Prosecutor Gets a Searing Close-up of Alcohol’s Toll

by Susan Paynter

Seattle Post-Intelligencer Columnist

The following article was originally printed in the Seattle Post-Intelligencer.

At a Friday morning hearing on the 12th floor of the King County Courthouse, a crowd of harried defense attorneys, prosecutors and a few hangdog defendants in orange jail jumpsuits jostled at a last gathering before taking their cases to trial. Amid the controlled chaos, Deputy Prosecutor Amy Freedheim was a laser beam of focus.

When Cynthia Osceola’s attorney asked for a week’s delay in her vehicular-homicide case, Freedheim smiled but never ceded an inch. She would postpone, but only two days, not a week.

Osceola’s case sent a chill up my spine because, in November, I had peered into the remains of what had been the black Suzuki Grand Vitara Osceola folded around a tree near Green Lake in August. A woman passenger died in the back seat, which, when I peeked, still cradled a crushed can of Bud Ice.

The specifics of similar death crashes fueled by alcohol ring familiar in Freedheim’s ears. She has prosecuted many since 1991, concentrating exclusively on vehicular assault and homicide for the past two years.

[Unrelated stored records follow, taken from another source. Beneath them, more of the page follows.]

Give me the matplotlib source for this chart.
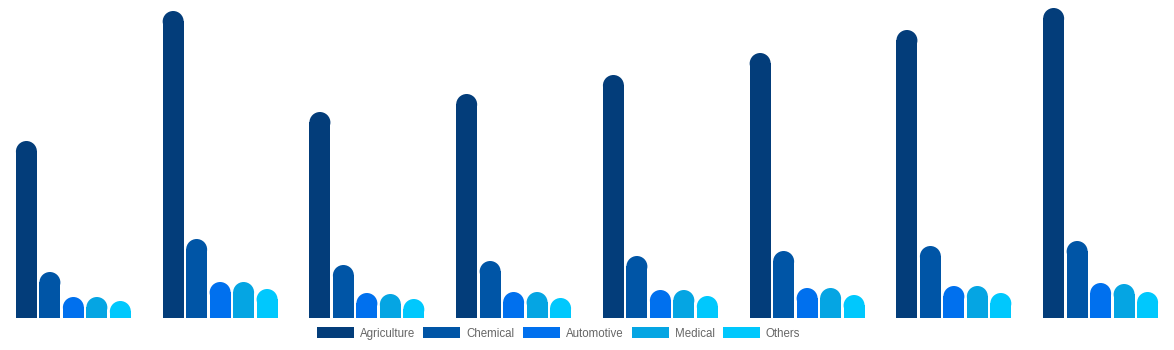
import numpy as np
import matplotlib
matplotlib.use("Agg")
from matplotlib import pyplot as plt
from matplotlib.patches import Ellipse

plt.rcParams['font.family'] = ['Liberation Sans', 'DejaVu Sans']

series = ["Agriculture", "Chemical", "Automotive", "Medical", "Others"]
colors = ["#033d7a", "#0055a6", "#0070ee", "#05a5e3", "#00c8fd"]

agriculture = [177, 307, 206, 224, 243, 265, 288, 310]
chemical = [46, 79, 53, 57, 62, 67, 72, 77]
automotive = [21, 36, 25, 26, 28, 30, 32, 35]
medical = [21, 36, 24, 26, 28, 30, 32, 34]
others = [17, 29, 19, 20, 22, 23, 25, 26]

values = [agriculture, chemical, automotive, medical, others]
n_groups = len(agriculture)

W, H = 1174, 350
fig = plt.figure(figsize=(W / 100, H / 100), dpi=100)
ax = fig.add_axes([0, 32 / H, 1, 318 / H])
ax.set_xlim(-0.5, n_groups - 0.5)
ax.set_ylim(0, 318)
ax.axis("off")

x = np.arange(n_groups)
pitch = 0.16
width = 0.143
# rounded top: half the bar width, converted from pixels to y data units
px_per_x = W / n_groups
ry = width * px_per_x / 2

for i, (name, vals) in enumerate(zip(series, values)):
    xs = x + (i - 2) * pitch
    hs = np.array(vals) - ry
    ax.bar(xs, hs, width, color=colors[i], label=name, linewidth=0)
    for xc, h in zip(xs, hs):
        ax.add_patch(Ellipse((xc, h), width, 2 * ry, color=colors[i], linewidth=0))

fig.legend(loc="center", bbox_to_anchor=(558.5 / W, 16.5 / H), ncol=5, frameon=False,
           handlelength=3.2, handleheight=1.05, handletextpad=0.53,
           columnspacing=0.72, fontsize=8.3, labelcolor="#666666",
           borderpad=0, borderaxespad=0)

fig.savefig("out.png", dpi=100)
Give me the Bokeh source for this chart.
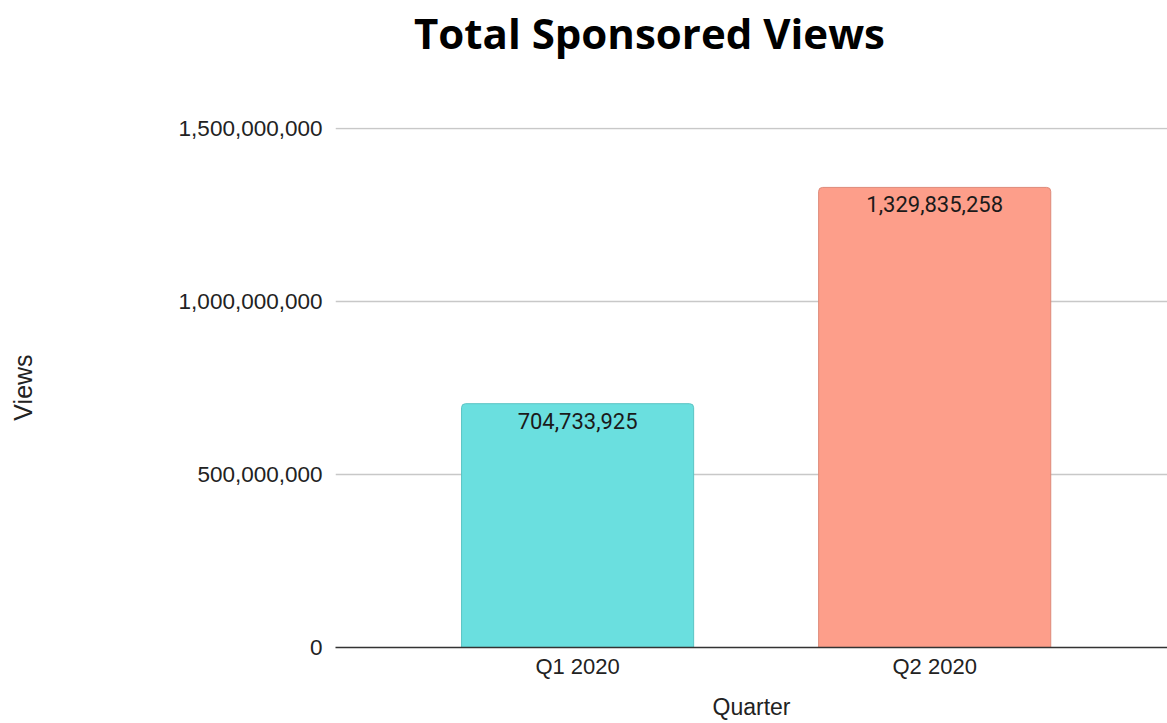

Still, she’s anything but blasé. "She’s tenacious and really passionate,’’ a Seattle Police Department accident investigations officer told me just before he asked for a transfer to another division. Like Freedheim, he has a baby of his own, and had been called during the night to too many roadside horror shows. Freedheim has gone to a few of those, too. But usually she meets the victims in the photos that sit in folders on her desk. The newest ones were taken in the first hours of New Year’s Day 2001. Freedheim filed charges against the driver in that case, 28-year-old Morial D. McDowell of Gig Harbor. He was charged with two counts of vehicular homicide for the deaths of his 24-year-old pregnant wife, Susie, and three-year-old daughter, Eileen. And with one count of vehicular assault for brain injuries and broken bones suffered by his eight-year-old son, Anthony.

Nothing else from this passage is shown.